[START RECORDS SUPPLIED]
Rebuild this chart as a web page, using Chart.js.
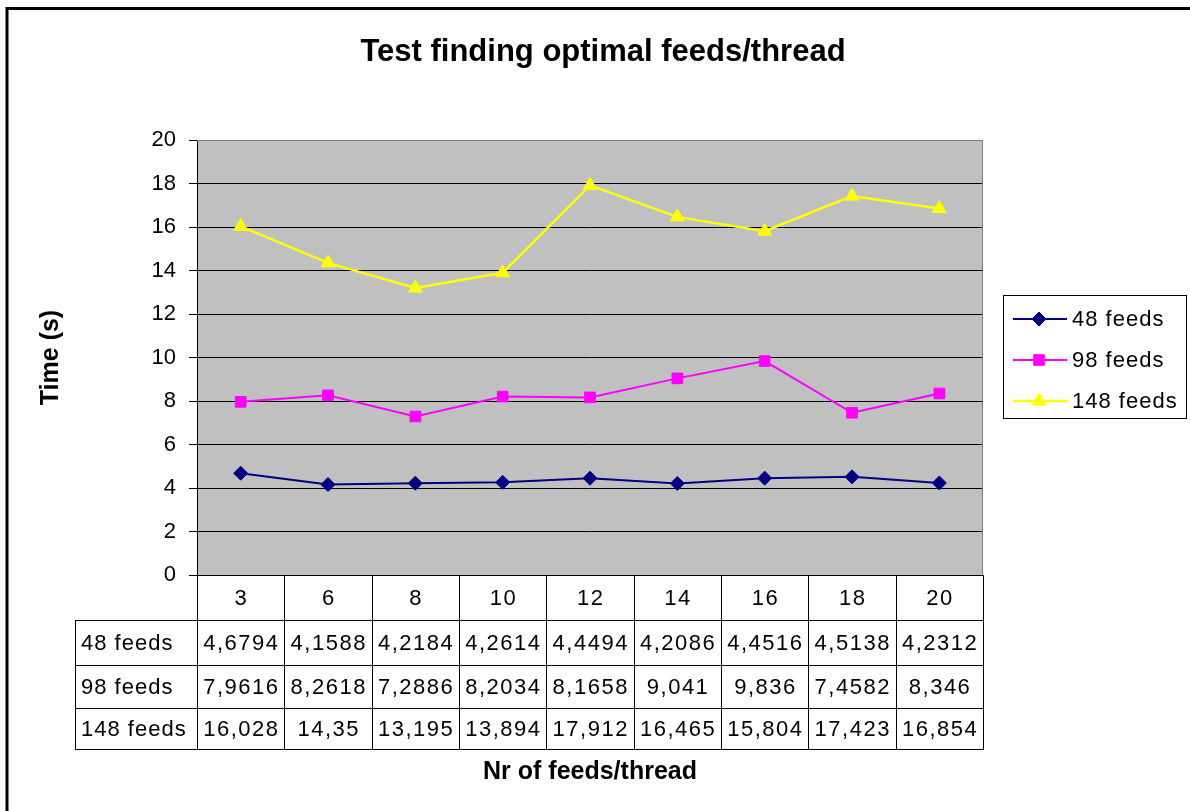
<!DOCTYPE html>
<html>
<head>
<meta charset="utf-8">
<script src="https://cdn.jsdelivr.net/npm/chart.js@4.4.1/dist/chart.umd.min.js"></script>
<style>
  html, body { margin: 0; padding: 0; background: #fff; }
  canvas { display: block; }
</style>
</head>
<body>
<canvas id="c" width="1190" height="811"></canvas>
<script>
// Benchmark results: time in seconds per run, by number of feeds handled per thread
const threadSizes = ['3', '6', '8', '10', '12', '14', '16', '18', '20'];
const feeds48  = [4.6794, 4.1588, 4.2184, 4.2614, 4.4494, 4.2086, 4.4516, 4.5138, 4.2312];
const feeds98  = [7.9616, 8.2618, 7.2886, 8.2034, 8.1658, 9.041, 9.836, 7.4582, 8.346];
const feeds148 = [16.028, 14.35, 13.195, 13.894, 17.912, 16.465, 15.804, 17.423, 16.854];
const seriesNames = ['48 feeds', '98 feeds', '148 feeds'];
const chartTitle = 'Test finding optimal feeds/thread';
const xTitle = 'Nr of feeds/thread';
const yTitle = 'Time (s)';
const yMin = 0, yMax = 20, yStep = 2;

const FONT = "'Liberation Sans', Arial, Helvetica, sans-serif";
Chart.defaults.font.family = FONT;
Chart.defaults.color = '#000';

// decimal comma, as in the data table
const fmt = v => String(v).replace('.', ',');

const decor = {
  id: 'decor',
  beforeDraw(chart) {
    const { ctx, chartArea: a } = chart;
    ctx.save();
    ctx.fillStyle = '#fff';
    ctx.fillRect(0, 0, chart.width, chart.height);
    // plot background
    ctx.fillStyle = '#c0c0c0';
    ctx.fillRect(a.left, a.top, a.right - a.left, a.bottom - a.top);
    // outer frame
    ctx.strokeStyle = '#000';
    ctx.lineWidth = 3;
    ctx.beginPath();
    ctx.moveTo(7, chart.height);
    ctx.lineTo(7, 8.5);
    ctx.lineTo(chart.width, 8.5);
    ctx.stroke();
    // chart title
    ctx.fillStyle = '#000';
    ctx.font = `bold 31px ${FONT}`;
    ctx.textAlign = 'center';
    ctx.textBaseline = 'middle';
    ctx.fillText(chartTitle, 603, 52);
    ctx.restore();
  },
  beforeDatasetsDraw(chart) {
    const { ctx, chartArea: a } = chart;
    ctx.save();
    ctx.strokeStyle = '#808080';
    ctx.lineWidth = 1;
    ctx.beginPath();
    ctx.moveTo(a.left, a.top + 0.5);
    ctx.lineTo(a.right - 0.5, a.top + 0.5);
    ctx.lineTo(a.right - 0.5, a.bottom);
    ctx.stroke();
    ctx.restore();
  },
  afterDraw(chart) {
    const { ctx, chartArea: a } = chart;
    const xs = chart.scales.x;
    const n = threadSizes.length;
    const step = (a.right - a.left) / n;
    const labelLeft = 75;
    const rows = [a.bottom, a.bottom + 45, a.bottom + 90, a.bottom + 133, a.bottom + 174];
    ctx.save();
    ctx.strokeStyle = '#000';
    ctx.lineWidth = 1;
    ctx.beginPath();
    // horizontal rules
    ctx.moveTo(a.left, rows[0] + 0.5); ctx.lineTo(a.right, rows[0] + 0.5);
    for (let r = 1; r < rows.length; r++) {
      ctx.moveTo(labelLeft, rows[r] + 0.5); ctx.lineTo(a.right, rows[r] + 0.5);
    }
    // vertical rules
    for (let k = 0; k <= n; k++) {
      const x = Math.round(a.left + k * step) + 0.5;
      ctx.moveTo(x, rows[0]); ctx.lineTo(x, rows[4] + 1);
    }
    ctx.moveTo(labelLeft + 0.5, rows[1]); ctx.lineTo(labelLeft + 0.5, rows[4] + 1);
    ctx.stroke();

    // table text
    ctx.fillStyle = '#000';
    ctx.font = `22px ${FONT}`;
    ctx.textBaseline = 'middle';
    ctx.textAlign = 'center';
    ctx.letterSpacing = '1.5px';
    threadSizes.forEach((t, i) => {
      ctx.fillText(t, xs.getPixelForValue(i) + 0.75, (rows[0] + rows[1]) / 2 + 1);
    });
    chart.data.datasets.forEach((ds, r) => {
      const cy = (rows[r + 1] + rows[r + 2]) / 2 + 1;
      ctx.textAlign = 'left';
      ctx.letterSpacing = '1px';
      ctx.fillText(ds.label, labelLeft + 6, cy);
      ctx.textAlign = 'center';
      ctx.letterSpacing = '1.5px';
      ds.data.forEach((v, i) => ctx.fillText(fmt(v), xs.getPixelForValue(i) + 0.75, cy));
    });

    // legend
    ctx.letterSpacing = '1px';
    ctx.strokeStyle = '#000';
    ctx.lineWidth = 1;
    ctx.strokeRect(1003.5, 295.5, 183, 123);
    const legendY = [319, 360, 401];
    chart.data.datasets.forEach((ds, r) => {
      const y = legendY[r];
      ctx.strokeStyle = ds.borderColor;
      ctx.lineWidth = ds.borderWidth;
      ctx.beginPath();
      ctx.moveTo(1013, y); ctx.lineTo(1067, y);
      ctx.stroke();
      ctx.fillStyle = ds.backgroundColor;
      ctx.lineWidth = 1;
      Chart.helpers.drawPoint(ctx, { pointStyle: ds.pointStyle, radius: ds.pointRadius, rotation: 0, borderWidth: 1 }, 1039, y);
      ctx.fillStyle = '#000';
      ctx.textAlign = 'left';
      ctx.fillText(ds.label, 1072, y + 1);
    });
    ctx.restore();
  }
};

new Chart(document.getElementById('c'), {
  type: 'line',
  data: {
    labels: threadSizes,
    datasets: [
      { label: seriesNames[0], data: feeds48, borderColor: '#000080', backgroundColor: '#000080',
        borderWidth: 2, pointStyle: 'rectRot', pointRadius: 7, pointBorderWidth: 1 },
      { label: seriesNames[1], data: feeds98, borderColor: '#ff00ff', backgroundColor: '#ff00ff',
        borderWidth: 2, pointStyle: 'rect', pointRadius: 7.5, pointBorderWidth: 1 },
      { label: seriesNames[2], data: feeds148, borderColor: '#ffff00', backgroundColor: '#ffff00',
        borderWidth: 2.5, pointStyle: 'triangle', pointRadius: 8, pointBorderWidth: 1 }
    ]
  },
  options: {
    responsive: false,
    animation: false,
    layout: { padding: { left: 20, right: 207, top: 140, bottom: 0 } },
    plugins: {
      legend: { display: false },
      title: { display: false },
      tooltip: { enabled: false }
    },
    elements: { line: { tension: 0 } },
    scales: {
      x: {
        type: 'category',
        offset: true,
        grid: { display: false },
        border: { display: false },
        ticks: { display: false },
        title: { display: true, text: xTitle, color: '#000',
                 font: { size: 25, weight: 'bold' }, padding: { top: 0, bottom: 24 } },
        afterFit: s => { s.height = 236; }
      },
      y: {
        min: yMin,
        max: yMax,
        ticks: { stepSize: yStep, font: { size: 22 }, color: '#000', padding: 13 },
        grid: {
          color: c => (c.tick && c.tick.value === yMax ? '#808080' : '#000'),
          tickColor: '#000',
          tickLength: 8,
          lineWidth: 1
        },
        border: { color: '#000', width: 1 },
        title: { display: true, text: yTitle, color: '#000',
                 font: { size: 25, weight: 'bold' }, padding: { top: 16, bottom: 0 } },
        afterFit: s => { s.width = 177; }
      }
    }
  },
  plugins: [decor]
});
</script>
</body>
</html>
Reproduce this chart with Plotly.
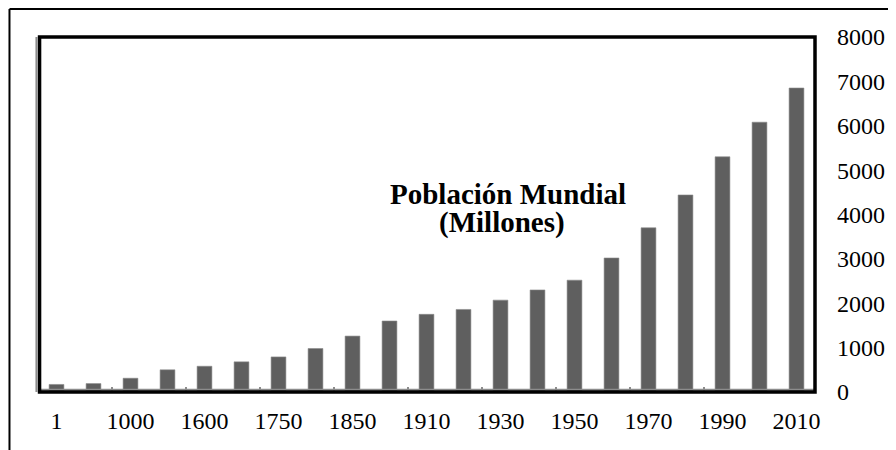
[END RECORDS SUPPLIED]
Return the entries unchanged, save for the pictures, which do not belong in the copy.

## EXERCISE ANSWER
Rebuild this chart as a web page, using Chart.js.
<!DOCTYPE html>
<html>
<head>
<meta charset="utf-8">
<script src="https://cdn.jsdelivr.net/npm/chart.js@4.4.1/dist/chart.umd.min.js"></script>
<style>
  html, body { margin: 0; padding: 0; background: #fff; }
  canvas { display: block; }
</style>
</head>
<body>
<canvas id="c" width="1190" height="811"></canvas>
<script>
// Benchmark results: time in seconds per run, by number of feeds handled per thread
const threadSizes = ['3', '6', '8', '10', '12', '14', '16', '18', '20'];
const feeds48  = [4.6794, 4.1588, 4.2184, 4.2614, 4.4494, 4.2086, 4.4516, 4.5138, 4.2312];
const feeds98  = [7.9616, 8.2618, 7.2886, 8.2034, 8.1658, 9.041, 9.836, 7.4582, 8.346];
const feeds148 = [16.028, 14.35, 13.195, 13.894, 17.912, 16.465, 15.804, 17.423, 16.854];
const seriesNames = ['48 feeds', '98 feeds', '148 feeds'];
const chartTitle = 'Test finding optimal feeds/thread';
const xTitle = 'Nr of feeds/thread';
const yTitle = 'Time (s)';
const yMin = 0, yMax = 20, yStep = 2;

const FONT = "'Liberation Sans', Arial, Helvetica, sans-serif";
Chart.defaults.font.family = FONT;
Chart.defaults.color = '#000';

// decimal comma, as in the data table
const fmt = v => String(v).replace('.', ',');

const decor = {
  id: 'decor',
  beforeDraw(chart) {
    const { ctx, chartArea: a } = chart;
    ctx.save();
    ctx.fillStyle = '#fff';
    ctx.fillRect(0, 0, chart.width, chart.height);
    // plot background
    ctx.fillStyle = '#c0c0c0';
    ctx.fillRect(a.left, a.top, a.right - a.left, a.bottom - a.top);
    // outer frame
    ctx.strokeStyle = '#000';
    ctx.lineWidth = 3;
    ctx.beginPath();
    ctx.moveTo(7, chart.height);
    ctx.lineTo(7, 8.5);
    ctx.lineTo(chart.width, 8.5);
    ctx.stroke();
    // chart title
    ctx.fillStyle = '#000';
    ctx.font = `bold 31px ${FONT}`;
    ctx.textAlign = 'center';
    ctx.textBaseline = 'middle';
    ctx.fillText(chartTitle, 603, 52);
    ctx.restore();
  },
  beforeDatasetsDraw(chart) {
    const { ctx, chartArea: a } = chart;
    ctx.save();
    ctx.strokeStyle = '#808080';
    ctx.lineWidth = 1;
    ctx.beginPath();
    ctx.moveTo(a.left, a.top + 0.5);
    ctx.lineTo(a.right - 0.5, a.top + 0.5);
    ctx.lineTo(a.right - 0.5, a.bottom);
    ctx.stroke();
    ctx.restore();
  },
  afterDraw(chart) {
    const { ctx, chartArea: a } = chart;
    const xs = chart.scales.x;
    const n = threadSizes.length;
    const step = (a.right - a.left) / n;
    const labelLeft = 75;
    const rows = [a.bottom, a.bottom + 45, a.bottom + 90, a.bottom + 133, a.bottom + 174];
    ctx.save();
    ctx.strokeStyle = '#000';
    ctx.lineWidth = 1;
    ctx.beginPath();
    // horizontal rules
    ctx.moveTo(a.left, rows[0] + 0.5); ctx.lineTo(a.right, rows[0] + 0.5);
    for (let r = 1; r < rows.length; r++) {
      ctx.moveTo(labelLeft, rows[r] + 0.5); ctx.lineTo(a.right, rows[r] + 0.5);
    }
    // vertical rules
    for (let k = 0; k <= n; k++) {
      const x = Math.round(a.left + k * step) + 0.5;
      ctx.moveTo(x, rows[0]); ctx.lineTo(x, rows[4] + 1);
    }
    ctx.moveTo(labelLeft + 0.5, rows[1]); ctx.lineTo(labelLeft + 0.5, rows[4] + 1);
    ctx.stroke();

    // table text
    ctx.fillStyle = '#000';
    ctx.font = `22px ${FONT}`;
    ctx.textBaseline = 'middle';
    ctx.textAlign = 'center';
    ctx.letterSpacing = '1.5px';
    threadSizes.forEach((t, i) => {
      ctx.fillText(t, xs.getPixelForValue(i) + 0.75, (rows[0] + rows[1]) / 2 + 1);
    });
    chart.data.datasets.forEach((ds, r) => {
      const cy = (rows[r + 1] + rows[r + 2]) / 2 + 1;
      ctx.textAlign = 'left';
      ctx.letterSpacing = '1px';
      ctx.fillText(ds.label, labelLeft + 6, cy);
      ctx.textAlign = 'center';
      ctx.letterSpacing = '1.5px';
      ds.data.forEach((v, i) => ctx.fillText(fmt(v), xs.getPixelForValue(i) + 0.75, cy));
    });

    // legend
    ctx.letterSpacing = '1px';
    ctx.strokeStyle = '#000';
    ctx.lineWidth = 1;
    ctx.strokeRect(1003.5, 295.5, 183, 123);
    const legendY = [319, 360, 401];
    chart.data.datasets.forEach((ds, r) => {
      const y = legendY[r];
      ctx.strokeStyle = ds.borderColor;
      ctx.lineWidth = ds.borderWidth;
      ctx.beginPath();
      ctx.moveTo(1013, y); ctx.lineTo(1067, y);
      ctx.stroke();
      ctx.fillStyle = ds.backgroundColor;
      ctx.lineWidth = 1;
      Chart.helpers.drawPoint(ctx, { pointStyle: ds.pointStyle, radius: ds.pointRadius, rotation: 0, borderWidth: 1 }, 1039, y);
      ctx.fillStyle = '#000';
      ctx.textAlign = 'left';
      ctx.fillText(ds.label, 1072, y + 1);
    });
    ctx.restore();
  }
};

new Chart(document.getElementById('c'), {
  type: 'line',
  data: {
    labels: threadSizes,
    datasets: [
      { label: seriesNames[0], data: feeds48, borderColor: '#000080', backgroundColor: '#000080',
        borderWidth: 2, pointStyle: 'rectRot', pointRadius: 7, pointBorderWidth: 1 },
      { label: seriesNames[1], data: feeds98, borderColor: '#ff00ff', backgroundColor: '#ff00ff',
        borderWidth: 2, pointStyle: 'rect', pointRadius: 7.5, pointBorderWidth: 1 },
      { label: seriesNames[2], data: feeds148, borderColor: '#ffff00', backgroundColor: '#ffff00',
        borderWidth: 2.5, pointStyle: 'triangle', pointRadius: 8, pointBorderWidth: 1 }
    ]
  },
  options: {
    responsive: false,
    animation: false,
    layout: { padding: { left: 20, right: 207, top: 140, bottom: 0 } },
    plugins: {
      legend: { display: false },
      title: { display: false },
      tooltip: { enabled: false }
    },
    elements: { line: { tension: 0 } },
    scales: {
      x: {
        type: 'category',
        offset: true,
        grid: { display: false },
        border: { display: false },
        ticks: { display: false },
        title: { display: true, text: xTitle, color: '#000',
                 font: { size: 25, weight: 'bold' }, padding: { top: 0, bottom: 24 } },
        afterFit: s => { s.height = 236; }
      },
      y: {
        min: yMin,
        max: yMax,
        ticks: { stepSize: yStep, font: { size: 22 }, color: '#000', padding: 13 },
        grid: {
          color: c => (c.tick && c.tick.value === yMax ? '#808080' : '#000'),
          tickColor: '#000',
          tickLength: 8,
          lineWidth: 1
        },
        border: { color: '#000', width: 1 },
        title: { display: true, text: yTitle, color: '#000',
                 font: { size: 25, weight: 'bold' }, padding: { top: 16, bottom: 0 } },
        afterFit: s => { s.width = 177; }
      }
    }
  },
  plugins: [decor]
});
</script>
</body>
</html>
Reproduce this chart with Plotly.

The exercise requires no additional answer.